The Change comparator works exactly the same way: an internal DC voltage or a voltage supplied via the Change input is attenuated by the Change pot and this voltage gets compared to the analog noise voltage. The output of the Change comparator determines if the shift register input gets a ‘new value’ (Change comparator output is 1), or an ‘old value’ (Change comparator output is 0).

A ‘new value’ is the output of the Chance comparator. An ‘old value’ is the last bit from the shift register. This bit gets recycled so to speak.

In practice this means that when the Change pot is turned fully counter clockwise, the input of the shift register only gets values from the last bit. This results in a repeating pattern in the shift register. If you monitor one of the DAC outputs at audio rate you will here a steady tuned tone.

The more clockwise you turn the Change pot, the more new values will arrive at shift register input, which leads to ever more changing patterns in the shift register.

Another worthy thing to note: the more the shift register is occupied by zeros, the greater the chance the DACs output a low voltage (‘00000000’ represents 0V). And of course the more the shift register is occupied by ones, the greater the chance the DACs output a high voltage.

Comparator

“In electronics, a comparator is a device which compares two voltages or currents and switches its output to indicate which is larger.”

The Noisering has two comparators: one to determine the Chance value and to determine the Change value. The output of a comparator is 0 or 1.

Shift register

“In digital circuits, a shift register is a cascade of flip flops, sharing the same clock, which has the output of any one but the last flip-flop connected to the "data" input of the next one in the chain, resulting in a circuit that shifts by one position the one-dimensional "bit array" stored in it, shifting in the data present at its input and shifting out the last bit in the array, when enabled to do so by a transition of the clock input.”

The Noisering has one 8-bit shift register. The state of the register is translated by two DACs into a voltage in the range of 0-10 volts. One DAC (output 1) provides 256 voltage values, the other (output 2) provides 9 voltage values. ‘00000000’ is the shift register state that represents 0V, ‘11111111’ is the shift register state that represents 10V.

The shift register ‘shifts bits’ at a rate determined by the Rate pot or at a rate determined by the clock input.

Chance

The Chance pot by default attenuates an internal DC voltage. You can also supply a voltage via the Chance input. In either case the Chance voltage is compared against the voltage of an internal analog noise source. If the Chance voltage is greater than the analog noise voltage, the Chance comparator output is 1. If the Chance voltage is smaller than the analog noise voltage, the Chance comparator output is 0.

This means the more clockwise you turn the Chance pot, the greater the Chance voltage, the greater the chance the output of the Chance comparator is 1. The output of the Chance comparator is used as a ‘new value’ for the shift register input.

Change

The Change comparator works exactly the same way: an internal DC voltage or a voltage supplied via the Change input is attenuated by the Change pot and this voltage gets compared to the analog noise voltage. The output of the Change comparator determines if the shift register input gets a ‘new value’ (Change comparator output is 1), or an ‘old value’ (Change comparator output is 0).

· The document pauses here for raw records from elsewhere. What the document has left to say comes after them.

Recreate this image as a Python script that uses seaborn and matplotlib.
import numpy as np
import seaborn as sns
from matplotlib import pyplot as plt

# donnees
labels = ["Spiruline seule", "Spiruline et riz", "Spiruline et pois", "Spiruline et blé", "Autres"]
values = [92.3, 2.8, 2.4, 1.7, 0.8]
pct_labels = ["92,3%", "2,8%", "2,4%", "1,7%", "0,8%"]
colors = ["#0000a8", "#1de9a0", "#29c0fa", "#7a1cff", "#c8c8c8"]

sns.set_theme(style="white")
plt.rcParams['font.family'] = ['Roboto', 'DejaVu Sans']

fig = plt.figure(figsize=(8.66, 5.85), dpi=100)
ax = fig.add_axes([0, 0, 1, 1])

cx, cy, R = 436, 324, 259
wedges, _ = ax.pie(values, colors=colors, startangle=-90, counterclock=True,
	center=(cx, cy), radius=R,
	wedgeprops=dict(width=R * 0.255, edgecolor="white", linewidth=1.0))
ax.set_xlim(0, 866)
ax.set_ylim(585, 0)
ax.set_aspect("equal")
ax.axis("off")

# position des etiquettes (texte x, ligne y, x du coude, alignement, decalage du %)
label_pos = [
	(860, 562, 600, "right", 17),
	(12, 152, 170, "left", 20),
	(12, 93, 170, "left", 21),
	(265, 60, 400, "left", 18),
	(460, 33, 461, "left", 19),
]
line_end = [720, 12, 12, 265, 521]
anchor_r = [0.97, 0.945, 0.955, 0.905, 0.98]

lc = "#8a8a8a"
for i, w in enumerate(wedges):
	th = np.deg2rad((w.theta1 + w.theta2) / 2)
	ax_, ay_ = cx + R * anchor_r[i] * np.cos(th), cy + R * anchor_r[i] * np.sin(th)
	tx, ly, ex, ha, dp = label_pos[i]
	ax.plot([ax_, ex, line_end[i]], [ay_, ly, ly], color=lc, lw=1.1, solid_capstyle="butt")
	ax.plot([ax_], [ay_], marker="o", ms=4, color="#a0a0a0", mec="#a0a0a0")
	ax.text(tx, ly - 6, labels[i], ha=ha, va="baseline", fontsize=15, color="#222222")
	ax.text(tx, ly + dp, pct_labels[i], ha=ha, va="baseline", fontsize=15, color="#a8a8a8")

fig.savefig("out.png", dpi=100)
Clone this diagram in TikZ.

A ‘new value’ is the output of the Chance comparator. An ‘old value’ is the last bit from the shift register. This bit gets recycled so to speak.

In practice this means that when the Change pot is turned fully counter clockwise, the input of the shift register only gets values from the last bit. This results in a repeating pattern in the shift register. If you monitor one of the DAC outputs at audio rate you will here a steady tuned tone.

The more clockwise you turn the Change pot, the more new values will arrive at shift register input, which leads to ever more changing patterns in the shift register.

Another worthy thing to note: the more the shift register is occupied by zeros, the greater the chance the DACs output a low voltage (‘00000000’ represents 0V). And of course the more the shift register is occupied by ones, the greater the chance the DACs output a high voltage.